The BNU was also an important investor in the colony: its investments included a holding in Sociedade Agrícola Pátria e Trabalho (SAPT), the largest Timorese enterprise. The bank's Dili branch was even housed in SAPT's head office, until that building was destroyed by the Japanese during World War II. The BNU then rented a building from the Roman Catholic Diocese of Díli, until 1949, when it occupied part of SAPT's new administration building at the corner of Rua Sebastião and Rua Dom Fernando (today Rua da Justiça / Rua de Moçambique).

Only at the end of the 1960s did the bank finally move into its own premises, the new modernist BNU building, which was erected between 1966 and 1968.

The BNU did not remain in its new Dili headquarters for very long. In 1974, a turbulent process of decolonisation of Portuguese Timor began, and that process culminated in the Indonesian invasion of East Timor the following year. As a consequence, the BNU closed down its Timor operations.

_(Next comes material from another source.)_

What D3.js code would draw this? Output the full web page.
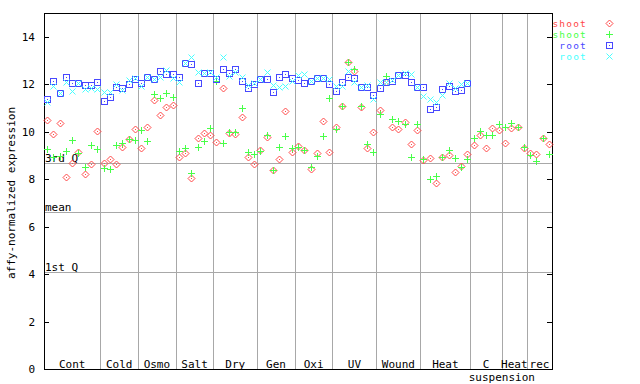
<!DOCTYPE html>
<html>
<head>
<meta charset="utf-8">
<script src="https://cdn.jsdelivr.net/npm/d3@7"></script>
<style>
  body { margin: 0; background: #fff; }
  text { font-family: "DejaVu Sans Mono", monospace; font-size: 11px; }
  text.leg { font-size: 9.5px; letter-spacing: 1.2px; }
</style>
</head>
<body>
<svg width="640" height="384"></svg>
<script>
// sample groups along the x axis
var groups = ["Cont", "Cold", "Osmo", "Salt", "Dry", "Gen", "Oxi", "UV", "Wound", "Heat", "C suspension", "Heat", "rec"]
var groupSizes = [9, 6, 6, 6, 7, 6, 6, 7, 7, 8, 5, 4, 4]

var seriesNames = ["shoot", "shoot", "root", "root"]
var seriesColors = ["#ff4848", "#48ff48", "#4848ff", "#48ffff"]

// shoot (diamond)
var shootA = [10.48, 9.89, 10.35, 8.08, 8.70, 9.14, 8.22, 8.64, 10.01,
  8.69, 8.84, 8.64, 9.34, 9.68, 10.11,
  9.30, 10.19, 11.34, 10.70, 11.03, 11.12,
  8.92, 9.12, 8.04, 9.73, 9.93, 9.88,
  9.55, 11.83, 9.93, 9.89, 10.61, 8.95, 8.63,
  9.23, 9.78, 8.39, 8.85, 10.87, 9.13,
  9.41, 9.23, 8.43, 9.09, 10.43, 9.16,
  10.19, 11.09, 12.93, 12.56, 11.04, 9.30, 9.98,
  10.90, 12.08, 10.19, 10.10, 10.40, 9.48, 10.06,
  8.82, 8.88, 7.83, 8.92, 9.02, 8.30, 8.55, 9.06,
  9.44, 9.88, 9.30, 10.14, 10.08,
  9.52, 10.16, 10.20, 9.30,
  9.10, 9.06, 9.73, 9.48]
// shoot (plus)
var shootB = [9.27, 8.95, 8.97, 9.20, 9.64, 9.11, 8.51, 9.44, 9.27,
  8.46, 8.42, 9.44, 9.52, 9.69, 9.63,
  10.07, 9.60, 11.57, 11.40, 11.62, 11.45,
  9.20, 9.30, 8.25, 9.35, 9.60, 10.15,
  12.15, 9.51, 10.00, 9.98, 10.99, 9.13, 9.05,
  9.19, 9.86, 8.39, 9.34, 9.82, 9.30,
  9.36, 9.23, 8.51, 8.99, 9.82, 11.41,
  10.12, 11.09, 12.93, 12.65, 11.09, 9.50, 9.13,
  10.73, 12.33, 10.52, 10.47, 10.33, 8.92, 10.31,
  8.85, 8.01, 8.14, 8.92, 9.23, 8.88, 8.53, 8.84,
  9.72, 10.02, 9.86, 9.86, 10.34,
  10.21, 10.37, 10.18, 9.37,
  9.02, 8.78, 9.75, 9.05]
// root (square)
var rootA = [11.37, 12.15, 11.64, 12.29, 12.04, 12.07, 11.96, 11.98, 12.08,
  11.31, 11.48, 11.87, 11.84, 12.00, 12.24,
  12.04, 12.29, 12.20, 12.56, 12.42, 12.43,
  12.29, 12.88, 12.84, 12.04, 12.49, 12.46,
  12.22, 12.63, 12.47, 12.63, 12.15, 11.83, 12.01,
  12.22, 12.22, 11.66, 12.29, 12.42, 12.25,
  12.18, 12.04, 12.15, 12.28, 12.25, 12.00,
  11.72, 12.08, 12.29, 12.25, 11.88, 11.88, 11.55,
  11.83, 12.11, 12.14, 12.39, 12.39, 12.08, 11.88,
  11.87, 10.96, 11.04, 11.80, 11.92, 11.72, 11.75, 12.07]
// root (cross)
var rootB = [11.24, 11.93, 11.64, 12.11, 11.72, 12.07, 11.79, 11.83, 11.79,
  11.67, 11.66, 12.01, 11.77, 12.18, 12.27,
  11.91, 12.29, 12.23, 12.30, 12.61, 12.28,
  12.08, 12.88, 13.14, 12.51, 12.49, 12.53,
  12.30, 13.14, 12.36, 12.52, 12.30, 11.97, 12.03,
  12.22, 12.50, 11.97, 11.89, 11.92, 12.14,
  12.39, 12.42, 12.15, 12.28, 12.25, 12.22,
  11.93, 11.94, 12.56, 12.11, 11.88, 11.96, 11.38,
  12.08, 12.11, 12.18, 12.39, 12.49, 12.43, 11.88,
  11.50, 11.37, 11.26, 11.54, 12.03, 11.83, 12.01, 12.07]

var quantiles = [{name: "3rd Q", v: 8.68}, {name: "mean", v: 6.61}, {name: "1st Q", v: 4.08}]
var yTicks = [0, 2, 4, 6, 8, 10, 12, 14]

var svg = d3.select("svg")
var nSamples = d3.sum(groupSizes)
var x = d3.scaleLinear().domain([0, nSamples]).range([44, 552])
var y = d3.scaleLinear().domain([0, 15]).range([369, 13])

var px = v => Math.round(v) + 0.5

// group separators
var bounds = []
var acc = 0
groupSizes.forEach((n, i) => { bounds.push({start: acc, end: acc + n, name: groups[i]}); acc += n })

svg.append("g").selectAll("line").data(bounds.slice(0, -1)).enter().append("line")
  .attr("x1", d => px(x(d.end))).attr("x2", d => px(x(d.end)))
  .attr("y1", y(15)).attr("y2", y(0))
  .attr("stroke", "#a8a8a8").attr("shape-rendering", "crispEdges")

// quantile lines
var q = svg.append("g")
q.selectAll("line").data(quantiles).enter().append("line")
  .attr("x1", x(0)).attr("x2", x(nSamples))
  .attr("y1", d => px(y(d.v))).attr("y2", d => px(y(d.v)))
  .attr("stroke", "#a8a8a8").attr("shape-rendering", "crispEdges")
q.selectAll("text").data(quantiles).enter().append("text")
  .attr("x", x(0) + 1).attr("y", d => y(d.v) - 1)
  .text(d => d.name)

// frame
svg.append("rect").attr("x", 44.5).attr("y", 13.5).attr("width", 508).attr("height", 356)
  .attr("fill", "none").attr("stroke", "#000").attr("shape-rendering", "crispEdges")

// y axis ticks left + right
var ax = svg.append("g")
ax.selectAll("line.l").data(yTicks).enter().append("line")
  .attr("x1", 44).attr("x2", 49).attr("y1", d => px(y(d))).attr("y2", d => px(y(d)))
  .attr("stroke", "#000").attr("shape-rendering", "crispEdges")
ax.selectAll("line.r").data(yTicks).enter().append("line")
  .attr("x1", 547).attr("x2", 552).attr("y1", d => px(y(d))).attr("y2", d => px(y(d)))
  .attr("stroke", "#000").attr("shape-rendering", "crispEdges")
ax.selectAll("text").data(yTicks).enter().append("text")
  .attr("x", 35).attr("y", d => y(d) + 4)
  .attr("text-anchor", "end")
  .text(d => d)

svg.append("text")
  .attr("transform", "translate(15,193) rotate(-90)")
  .attr("text-anchor", "middle")
  .text("affy-normalized expression")

// group labels
bounds.forEach(b => {
  var parts = b.name.split(" ")
  var cx = (x(b.start) + x(b.end)) / 2
  svg.append("text").attr("x", cx).attr("y", 368).attr("text-anchor", "middle").text(parts[0])
  if (parts[1]) {
    svg.append("text").attr("x", x(b.end)).attr("y", 381).attr("text-anchor", "middle").text(parts[1])
  }
})

// marker shapes
function marker(g, k, color) {
  if (k == 0) {
    g.append("path").attr("d", "M0,-3.5L3.5,0L0,3.5L-3.5,0Z").attr("fill", "none").attr("stroke", color)
    g.append("rect").attr("x", -0.5).attr("y", -0.5).attr("width", 1).attr("height", 1).attr("fill", color)
  } else if (k == 1) {
    g.append("path").attr("d", "M-3.5,0H3.5M0,-3.5V3.5").attr("stroke", color).attr("shape-rendering", "crispEdges")
  } else if (k == 2) {
    g.append("rect").attr("x", -3).attr("y", -3).attr("width", 6).attr("height", 6)
      .attr("fill", "none").attr("stroke", color).attr("shape-rendering", "crispEdges")
    g.append("rect").attr("x", -0.5).attr("y", -0.5).attr("width", 1).attr("height", 1).attr("fill", color)
  } else {
    g.append("path").attr("d", "M-3,-3L3,3M-3,3L3,-3").attr("stroke", color)
  }
}

var allSeries = [shootA, shootB, rootA, rootB]
allSeries.forEach((vals, k) => {
  var g = svg.append("g")
  g.selectAll("g").data(vals.map((v, i) => ({i: i, v: v}))).enter().append("g")
    .attr("transform", d => "translate(" + px(x(d.i + 0.5)) + "," + px(y(d.v)) + ")")
    .each(function() { marker(d3.select(this), k, seriesColors[k]) })
})

// legend
seriesNames.forEach((name, k) => {
  var ly = 23 + k * 11.1
  svg.append("text").attr("class", "leg").attr("x", 587).attr("y", ly + 3.5).attr("text-anchor", "end")
    .attr("fill", seriesColors[k]).text(name)
  marker(svg.append("g").attr("transform", "translate(609.5," + px(ly) + ")"), k, seriesColors[k])
})
</script>
</body>
</html>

During the Indonesian occupation of East Timor, the BNU building was used by Bank Pembangunan Daerah Timor Timur (literally "East Timor Regional Development Bank"), a regional enterprise founded at the initiative of Francisco Lopes da Cruz, the then Indonesian-appointed Vice Governor of Timor Timur. After the East Timorese independence referendum of 1999, the building was set on fire and destroyed by Indonesian militias. The BNU then recommenced its operations in Timor, initially from the ACAIT's building. Before long, the bank decided to restore its own building, partly because of its architectural and symbolic value within the context of Timor’s built heritage. The restoration work was carried out in 2000–2001.

By the time the restoration was complete, the BNU had been merged into the Caixa Geral de Depósitos, which now trades from the restored building under the trading name BNU Timor.

==Architecture==
The BNU building is, like its only contemporary the ACAIT building, a representative of modernist architecture in Dili. The two buildings were a departure from the hitherto prevailing colonial, neoclassical style for representative buildings, such as the 1950s government palace. However, in contrast to the ACAIT building, the BNU building is located outside the colonial administrative district on a shopping street.

The building was designed by Fernando Schiappa de Campos. It has a flat terrace roof and stands on stilts so that the ground floor floats over the ground. The front façade consists of a concrete grating that protects the windows from direct sunlight. The east-west orientation is also used for cooling. The prevailing winds blow from the sea to the north, and the openings to the north and south minimise sun exposure to the east and west.